Whatever similarities they bore as military-industrial complexes, life in the nations the Warsaw Pact and of the NATO alliance was strikingly different when it came to the social and cultural role of information. Both blocs maintained as much control over the flow of information as they could. But in terms of sheer volume and mobility, the West far outran Communist bloc countries, from the numbers of players in all forms of mass media to the relative freedom they enjoyed from direct oversight by governmental bodies. One might go so far as to say that, comparatively, it was a case of feast and famine on either side of the Iron Curtain, and not only in terms of information but in all the allied goods that either bloc could deploy.

More elegantly, however, the novelist Phillip Roth described the situation thus – in 1984 – on a trip through Czechoslovakia meeting fellow writers: “here [in Prague] nothing goes and everything matters; there [at home in the West] everything goes and nothing matters.”* Clearly, Winston Smith’s London approximates Soviet-era Prague much more than it does Philip Roth’s New York, whether in 1984 or today. In that sense, Orwell offers less than a full meal for anyone (especially in Michiko Kakutani’s readership) hungry to understand the current political and cultural moment. If there are pockets of Soviet style totalitarianism around the world, they do not pose the kind of global threat that Trump and his camp do.

But then what is the danger in Trumpism if not gulags and rooms 101? As Roth suggests, it is the dissipation of mattering – meaning – in a world in which everything goes. Roth’s characterization of the West in 1984 (the year) has been Trump’s mantra for just as long. Another interesting historical conjunction: Trump’s first Tower was finished and opened in 1984. So, yes, Orwell got things wrong as far as this side of the world was concerned, which is why I had that distinct impression that his novel is not exactly the one we need. Brave New World might well be a better candidate in this light.
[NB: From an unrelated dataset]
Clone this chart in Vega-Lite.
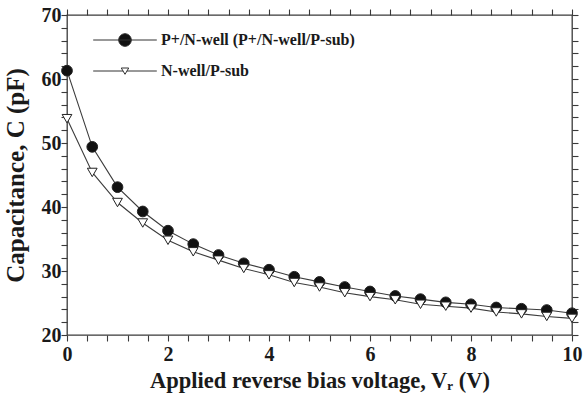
{
  "$schema": "https://vega.github.io/schema/vega-lite/v6.json",
  "width": 505,
  "height": 320,
  "autosize": "none",
  "padding": {"left": 67, "top": 15, "right": 12, "bottom": 63},
  "background": "white",
  "config": {
    "font": "Liberation Serif",
    "view": {"stroke": "#3a3a3a", "strokeWidth": 1.3},
    "axis": {
      "grid": false,
      "domain": false,
      "tickSize": 6,
      "tickColor": "#3a3a3a",
      "tickWidth": 1.1,
      "labelFont": "Liberation Serif",
      "labelFontWeight": "bold",
      "labelFontSize": 20,
      "labelColor": "#1a1a1a",
      "labelOverlap": false,
      "labelFlush": false,
      "titleFont": "Liberation Serif",
      "titleFontWeight": "bold",
      "titleColor": "#1a1a1a"
    },
    "legend": {
      "orient": "none",
      "legendX": 50,
      "legendY": 17,
      "padding": 0,
      "symbolSize": 144,
      "symbolOpacity": 1,
      "symbolStrokeWidth": 1,
      "labelOffset": 28,
      "rowPadding": 14,
      "labelFont": "Liberation Serif",
      "labelFontSize": 16,
      "labelFontWeight": "bold",
      "labelColor": "#1a1a1a",
      "labelLimit": 400
    }
  },
  "data": {
    "values": [
      {"v": 0, "C": 61.3, "series": "P+/N-well (P+/N-well/P-sub)"},
      {"v": 0.5, "C": 49.4, "series": "P+/N-well (P+/N-well/P-sub)"},
      {"v": 1, "C": 43.1, "series": "P+/N-well (P+/N-well/P-sub)"},
      {"v": 1.5, "C": 39.3, "series": "P+/N-well (P+/N-well/P-sub)"},
      {"v": 2, "C": 36.3, "series": "P+/N-well (P+/N-well/P-sub)"},
      {"v": 2.5, "C": 34.2, "series": "P+/N-well (P+/N-well/P-sub)"},
      {"v": 3, "C": 32.5, "series": "P+/N-well (P+/N-well/P-sub)"},
      {"v": 3.5, "C": 31.2, "series": "P+/N-well (P+/N-well/P-sub)"},
      {"v": 4, "C": 30.2, "series": "P+/N-well (P+/N-well/P-sub)"},
      {"v": 4.5, "C": 29.1, "series": "P+/N-well (P+/N-well/P-sub)"},
      {"v": 5, "C": 28.3, "series": "P+/N-well (P+/N-well/P-sub)"},
      {"v": 5.5, "C": 27.5, "series": "P+/N-well (P+/N-well/P-sub)"},
      {"v": 6, "C": 26.8, "series": "P+/N-well (P+/N-well/P-sub)"},
      {"v": 6.5, "C": 26.1, "series": "P+/N-well (P+/N-well/P-sub)"},
      {"v": 7, "C": 25.6, "series": "P+/N-well (P+/N-well/P-sub)"},
      {"v": 7.5, "C": 25.1, "series": "P+/N-well (P+/N-well/P-sub)"},
      {"v": 8, "C": 24.8, "series": "P+/N-well (P+/N-well/P-sub)"},
      {"v": 8.5, "C": 24.3, "series": "P+/N-well (P+/N-well/P-sub)"},
      {"v": 9, "C": 24.1, "series": "P+/N-well (P+/N-well/P-sub)"},
      {"v": 9.5, "C": 23.9, "series": "P+/N-well (P+/N-well/P-sub)"},
      {"v": 10, "C": 23.4, "series": "P+/N-well (P+/N-well/P-sub)"},
      {"v": 0, "C": 53.8, "series": "N-well/P-sub"},
      {"v": 0.5, "C": 45.4, "series": "N-well/P-sub"},
      {"v": 1, "C": 40.7, "series": "N-well/P-sub"},
      {"v": 1.5, "C": 37.5, "series": "N-well/P-sub"},
      {"v": 2, "C": 34.8, "series": "N-well/P-sub"},
      {"v": 2.5, "C": 33.0, "series": "N-well/P-sub"},
      {"v": 3, "C": 31.7, "series": "N-well/P-sub"},
      {"v": 3.5, "C": 30.4, "series": "N-well/P-sub"},
      {"v": 4, "C": 29.4, "series": "N-well/P-sub"},
      {"v": 4.5, "C": 28.2, "series": "N-well/P-sub"},
      {"v": 5, "C": 27.5, "series": "N-well/P-sub"},
      {"v": 5.5, "C": 26.6, "series": "N-well/P-sub"},
      {"v": 6, "C": 26.0, "series": "N-well/P-sub"},
      {"v": 6.5, "C": 25.5, "series": "N-well/P-sub"},
      {"v": 7, "C": 24.8, "series": "N-well/P-sub"},
      {"v": 7.5, "C": 24.5, "series": "N-well/P-sub"},
      {"v": 8, "C": 24.2, "series": "N-well/P-sub"},
      {"v": 8.5, "C": 23.6, "series": "N-well/P-sub"},
      {"v": 9, "C": 23.3, "series": "N-well/P-sub"},
      {"v": 9.5, "C": 22.9, "series": "N-well/P-sub"},
      {"v": 10, "C": 22.6, "series": "N-well/P-sub"}
    ]
  },
  "layer": [
    {
      "mark": {"type": "line", "color": "#3c3c3c", "strokeWidth": 1.1},
      "encoding": {
        "x": {
          "field": "v",
          "type": "quantitative",
          "scale": {"domain": [0, 10], "nice": false, "zero": false},
          "axis": {
            "orient": "bottom",
            "values": [0, 0.4, 0.8, 1.2, 1.6, 2, 2.4, 2.8, 3.2, 3.6, 4, 4.4, 4.8, 5.2, 5.6, 6, 6.4, 6.8, 7.2, 7.6, 8, 8.4, 8.8, 9.2, 9.6, 10],
            "labelExpr": "datum.value % 2 === 0 ? '' + datum.value : ''",
            "labelPadding": 3,
            "title": "Applied reverse bias voltage, Vᵣ (V)",
            "titleFontSize": 22.5,
            "titlePadding": 5,
            "encode": {"ticks": {"update": {"y2": {"signal": "datum.value % 2 === 0 ? -6 : -3"}}}}
          }
        },
        "y": {
          "field": "C",
          "type": "quantitative",
          "scale": {"domain": [20, 70], "nice": false, "zero": false},
          "axis": {
            "orient": "left",
            "values": [20, 22, 24, 26, 28, 30, 32, 34, 36, 38, 40, 42, 44, 46, 48, 50, 52, 54, 56, 58, 60, 62, 64, 66, 68, 70],
            "labelExpr": "datum.value % 10 === 0 ? '' + datum.value : ''",
            "labelPadding": 0,
            "title": "Capacitance, C (pF)",
            "titleFontSize": 25,
            "titlePadding": 13,
            "encode": {"ticks": {"update": {"x2": {"signal": "datum.value % 10 === 0 ? 6 : 3"}}}}
          }
        },
        "detail": {"field": "series"}
      }
    },
    {
      "transform": [{"filter": "datum.series === 'P+/N-well (P+/N-well/P-sub)'"}],
      "mark": {"type": "point", "shape": "circle", "filled": true, "fill": "#111111", "stroke": "#222222", "strokeWidth": 1, "opacity": 1, "size": 115},
      "encoding": {
        "x": {
          "field": "v",
          "type": "quantitative",
          "axis": {
            "orient": "top",
            "values": [0, 0.4, 0.8, 1.2, 1.6, 2, 2.4, 2.8, 3.2, 3.6, 4, 4.4, 4.8, 5.2, 5.6, 6, 6.4, 6.8, 7.2, 7.6, 8, 8.4, 8.8, 9.2, 9.6, 10],
            "labels": false,
            "title": null,
            "encode": {"ticks": {"update": {"y2": {"signal": "datum.value % 2 === 0 ? 6 : 3"}}}}
          }
        },
        "y": {
          "field": "C",
          "type": "quantitative",
          "axis": {
            "orient": "right",
            "values": [20, 22, 24, 26, 28, 30, 32, 34, 36, 38, 40, 42, 44, 46, 48, 50, 52, 54, 56, 58, 60, 62, 64, 66, 68, 70],
            "labels": false,
            "title": null,
            "encode": {"ticks": {"update": {"x2": {"signal": "datum.value % 10 === 0 ? -6 : -3"}}}}
          }
        }
      }
    },
    {
      "transform": [{"filter": "datum.series === 'N-well/P-sub'"}],
      "mark": {"type": "point", "shape": "triangle-down", "filled": true, "fill": "white", "stroke": "#222222", "strokeWidth": 1, "opacity": 1, "size": 95},
      "encoding": {
        "x": {"field": "v", "type": "quantitative", "axis": null},
        "y": {"field": "C", "type": "quantitative", "axis": null}
      }
    },
    {
      "mark": {"type": "point", "filled": true, "stroke": "#333333", "strokeWidth": 1, "opacity": 0},
      "encoding": {
        "x": {"field": "v", "type": "quantitative", "axis": null},
        "y": {"field": "C", "type": "quantitative", "axis": null},
        "shape": {
          "field": "series",
          "type": "nominal",
          "scale": {
            "domain": ["P+/N-well (P+/N-well/P-sub)", "N-well/P-sub"],
            "range": [
              "M-5.3,0H5.3M1.05,0A1.05,1.05,0,1,1,-1.05,0A1.05,1.05,0,1,1,1.05,0Z",
              "M-5.3,0H-0.32M0.32,0H5.3M-0.62,-0.5L0.62,-0.5L0,0.55Z"
            ]
          },
          "legend": {"title": null}
        },
        "fill": {
          "field": "series",
          "type": "nominal",
          "scale": {"domain": ["P+/N-well (P+/N-well/P-sub)", "N-well/P-sub"], "range": ["#111111", "white"]},
          "legend": {"title": null}
        }
      }
    }
  ],
  "resolve": {"axis": {"x": "independent", "y": "independent"}}
}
But insofar as Orwell was concerned with the problem of meaning, we’ll do well to consider the contrasts of his 1984 with our 2017. Though Trump’s methods suggest a desire for total control of information in Soviet manner, his political moment in fact is being buoyed by a tide of information – bad and good – the likes of which humanity has never encountered. We aren’t faced so much with the bland impoverishment of Newspeak as with empty bits of truthiness pressed into super-sized portions of addictive memes. The Party needn’t cow or bludgeon anyone into conformity so much as drown them in a sheer excess of shameless repetition. There is plenty of fear in the U.S. and around the world, but a winning political strategy relies at least as much on simple confirmation bias, the implicit self-satisfaction within which we shelter from the maelstrom of information that renders facts almost as difficult to make out as the number of fingers O’Brien holds up to Winston hapless on the rack.

But as I’ve argued above, Orwell’s novel is not solely or ultimately about the control of information; again, it’s about how and out of what we make meaning, including love. Yes, facts today are more important than ever, but so is the kind of direct human connection Orwell wanted to portray between Winston and Julia (however much we need to question that portrayal, as Susan Henking has reminded us). What we need is the power to shape what information we can rely on into lasting embodiments of meaning. And again, we can turn to Orwell for a lesson. In my experience, his novel reads at times like nothing so much as a fictionalized political treatise. But in the end he is enough of a writer to have delivered us a compelling story about one of the deepest problems we face under any political circumstances. He is clearly concerned about factual truths. But he expressed his concern in a novel, i.e. an elaborate lie, in one manner of looking at it. In sum, as much as he is concerned about facts, he is also concerned with the kind of emotional truth a novel conveys, which is what all the recent readers of 1984 have been reaching for and what, I think, we ourselves will embody in our conversations about the novel: the certainty we share and renew with others that something must matter.